Edward Reid, Schotte
G e i z war sein L e b e n
Edward Reid
starb im Alter von 85 Jahren und als echter Schotte. Der Junggeselle lebte allein in einem heruntergekommenen Schuppen ohne Heizung. Einziger Luxus war ein Auto, ein verbeulter Fiesta, für weniger als 2000 Euro gebraucht gekauft.
Geiz war sein Leben, hieß es in Nachrufen, und um so größer war die Überraschung bei der Testaments-Eröffnung. Edward Reid hinterließ nämlich mehr als 17 Mio Pfund, was umgerechnet 27 Mio Euro entspricht.

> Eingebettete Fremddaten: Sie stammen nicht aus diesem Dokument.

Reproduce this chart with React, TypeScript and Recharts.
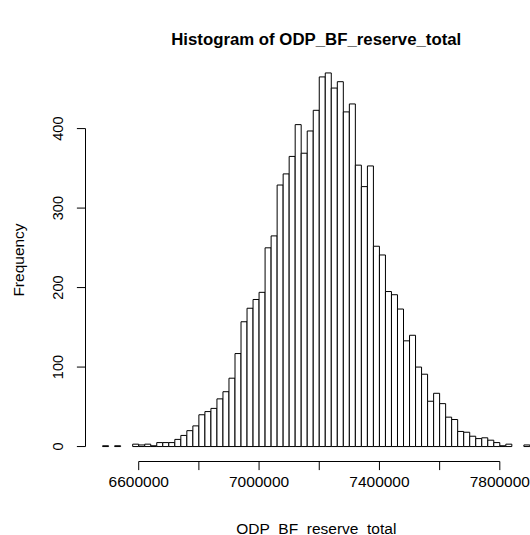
import React from 'react';
import { BarChart, Bar, XAxis, YAxis, ReferenceLine } from 'recharts';

// Histogram bin starts (bin width 20000)
const binStarts = [
  6480000, 6500000, 6520000, 6540000, 6560000, 6580000, 6600000, 6620000, 6640000, 6660000,
  6680000, 6700000, 6720000, 6740000, 6760000, 6780000, 6800000, 6820000, 6840000, 6860000,
  6880000, 6900000, 6920000, 6940000, 6960000, 6980000, 7000000, 7020000, 7040000, 7060000,
  7080000, 7100000, 7120000, 7140000, 7160000, 7180000, 7200000, 7220000, 7240000, 7260000,
  7280000, 7300000, 7320000, 7340000, 7360000, 7380000, 7400000, 7420000, 7440000, 7460000,
  7480000, 7500000, 7520000, 7540000, 7560000, 7580000, 7600000, 7620000, 7640000, 7660000,
  7680000, 7700000, 7720000, 7740000, 7760000, 7780000, 7800000, 7820000, 7840000, 7860000,
  7880000,
];
const binWidth = 20000;

const counts = [
  1, 0, 1, 0, 0, 3, 2, 3, 1, 5,
  5, 5, 9, 14, 20, 26, 40, 44, 48, 60,
  69, 86, 117, 157, 174, 185, 194, 250, 265, 329,
  343, 365, 405, 369, 397, 423, 465, 470, 451, 459,
  421, 431, 354, 327, 353, 252, 241, 195, 191, 173,
  133, 140, 100, 91, 57, 67, 54, 37, 34, 19,
  18, 13, 10, 11, 8, 5, 1, 3, 0, 0,
  2,
];

const xTicks = [6600000, 6800000, 7000000, 7200000, 7400000, 7600000, 7800000];
const xTickLabels = [6600000, 7000000, 7400000, 7800000];
const yTicks = [0, 100, 200, 300, 400];

const title = 'Histogram of ODP_BF_reserve_total';
const xLabel = 'ODP_BF_reserve_total';
const yLabel = 'Frequency';

const data = binStarts.map((b, i) => ({ bin: b, count: counts[i] }));

// R-style 4% axis extension
const xMin = binStarts[0];
const xMax = binStarts[binStarts.length - 1] + binWidth;
const xPad = 0.04 * (xMax - xMin);
const xDomain: [number, number] = [xMin - xPad, xMax + xPad];
const yMaxVal = Math.max(...counts);
const yDomain: [number, number] = [-0.04 * yMaxVal, 1.04 * yMaxVal];

const FONT = '"Liberation Sans", Arial, Helvetica, sans-serif';

const CHART_W = 560;
const CHART_H = 535;
const MARGIN = { top: 58, right: 13, bottom: 43.5, left: 25.5 };
const Y_AXIS_W = 60;
const X_AXIS_H = 30;
const plotLeft = MARGIN.left + Y_AXIS_W;
const plotRight = CHART_W - MARGIN.right;
const plotW = plotRight - plotLeft;
const padPx = (xPad / (xDomain[1] - xDomain[0])) * plotW;

const XTick = (props: any) => {
  const { x, y, payload } = props;
  const showLabel = xTickLabels.includes(payload.value);
  return (
    <g>
      <line x1={x} x2={x} y1={y} y2={y + 8.6} stroke="#000" strokeWidth={1} />
      {showLabel && (
        <text x={x} y={y + 25} textAnchor="middle" fontSize={15.5} fontFamily={FONT} fill="#000">
          {payload.value}
        </text>
      )}
    </g>
  );
};

const YTick = (props: any) => {
  const { x, y, payload } = props;
  const bx = x - 22.2;
  return (
    <g>
      <line x1={x} x2={x - 8.6} y1={y} y2={y} stroke="#000" strokeWidth={1} />
      <text
        x={bx}
        y={y}
        transform={`rotate(-90 ${bx} ${y})`}
        textAnchor="middle"
        fontSize={14.5}
        fontFamily={FONT}
        fill="#000"
      >
        {payload.value}
      </text>
    </g>
  );
};

export default function App() {
  return (
    <div
      style={{
        position: 'absolute',
        left: 0,
        top: 0,
        width: 530,
        height: 535,
        overflow: 'hidden',
        background: '#fff',
      }}
    >
      <BarChart
        width={CHART_W}
        height={CHART_H}
        data={data}
        margin={MARGIN}
        barCategoryGap={0}
        barGap={0}
      >
        <XAxis
          xAxisId="cat"
          dataKey="bin"
          hide
          orientation="top"
          height={0}
          padding={{ left: padPx, right: padPx }}
        />
        <XAxis
          xAxisId="num"
          type="number"
          dataKey="bin"
          domain={xDomain}
          allowDataOverflow
          ticks={xTicks}
          interval={0}
          axisLine={false}
          tickLine={false}
          tickSize={0}
          tickMargin={0}
          height={X_AXIS_H}
          tick={<XTick />}
        />
        <YAxis
          type="number"
          domain={yDomain}
          allowDataOverflow
          ticks={yTicks}
          interval={0}
          axisLine={false}
          tickLine={false}
          tickSize={0}
          tickMargin={0}
          width={Y_AXIS_W}
          tick={<YTick />}
        />
        <Bar
          xAxisId="cat"
          dataKey="count"
          fill="#fff"
          stroke="#000"
          strokeWidth={1}
          isAnimationActive={false}
        />
        <ReferenceLine
          xAxisId="num"
          segment={[
            { x: xTicks[0], y: yDomain[0] },
            { x: xTicks[xTicks.length - 1], y: yDomain[0] },
          ]}
          stroke="#000"
          strokeWidth={1}
          ifOverflow="visible"
        />
        <ReferenceLine
          xAxisId="num"
          segment={[
            { x: xDomain[0], y: yTicks[0] },
            { x: xDomain[0], y: yTicks[yTicks.length - 1] },
          ]}
          stroke="#000"
          strokeWidth={1}
          ifOverflow="visible"
        />
        <text
          x={(plotLeft + plotRight) / 2}
          y={45}
          textAnchor="middle"
          fontSize={16.8}
          fontWeight="bold"
          fontFamily={FONT}
          fill="#000"
        >
          {title}
        </text>
        <text
          x={(plotLeft + plotRight) / 2}
          y={533.5}
          textAnchor="middle"
          fontSize={15.5}
          fontFamily={FONT}
          fill="#000"
        >
          {xLabel}
        </text>
        <text
          x={24}
          y={260}
          transform="rotate(-90 24 260)"
          textAnchor="middle"
          fontSize={15.5}
          fontFamily={FONT}
          fill="#000"
        >
          {yLabel}
        </text>
      </BarChart>
    </div>
  );
}
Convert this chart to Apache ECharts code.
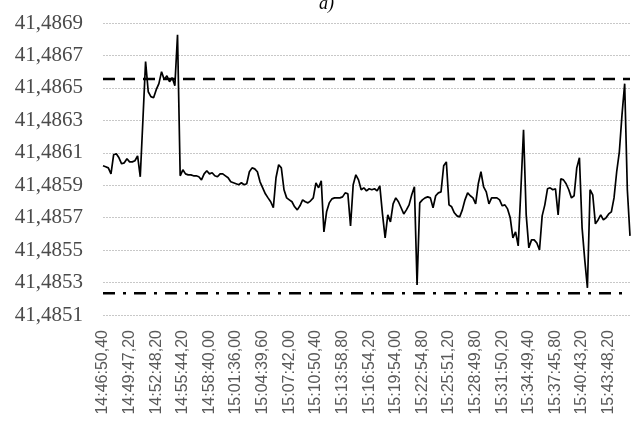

Davon lagen mehr als zwei Millionen Euro auf der Bank und 25 Millionen Euro besaß er in Aktien. Damit war nicht unbedingt zu rechnen. So arm wirkte Edward Reid, dass mitleidige Nachbarn auch mal mit einer warmen Mahlzeit an die Tür klopften, was nach einigem Zögern akzeptiert wurde.
Neue Kleidung gab es prinzipiell nicht. Fiel die Hose auseinander, wurde sie ausgebessert. Das Auto nutzte der Schotte, um einmal im Jahr ans Meer zu fahren, in den Urlaub, wie es hieß. Die Küste war rund 17 km von seiner Behausung entfernt. Abends ging es wieder nach Hause.
Über den Ursprung des Reichtums kann nur spekuliert werden. Wahrscheinlich wurde der Erlös aus dem Verkauf von zwei Bauernhöfen aus dem Familienbesitz erfolgreich in Aktien investiert, vermutet die Haushaltshilfe, die nur einmal ein Weihnachtsgeschenk erhielt: einen kleinen Kuchen. Im Testament wurde die 68-jährige nicht bedacht.
Sie bekam 40 Euro für sechs Stunden Arbeit pro Woche; sie zeigte sich fassungslos: "In seinem Haus war es immer kalt, und er hatte seit Jahren nichts mehr dran getan."
Zwei Cousinen und ein Vetter sind die glücklichen Erben. Sie haben den Erblasser kaum gekannt. In 25 Jahren sah man sich zur zwei Mal.
Familienfeiern kosten schließlich Geld.
WAZ vom 5.12.2002
Erinnert an Theodor Fontane:
G e i z h ä l s e sind die Plage ihrer Zeitgenossen, aber das E n t z ü c k e n ihrer Erben.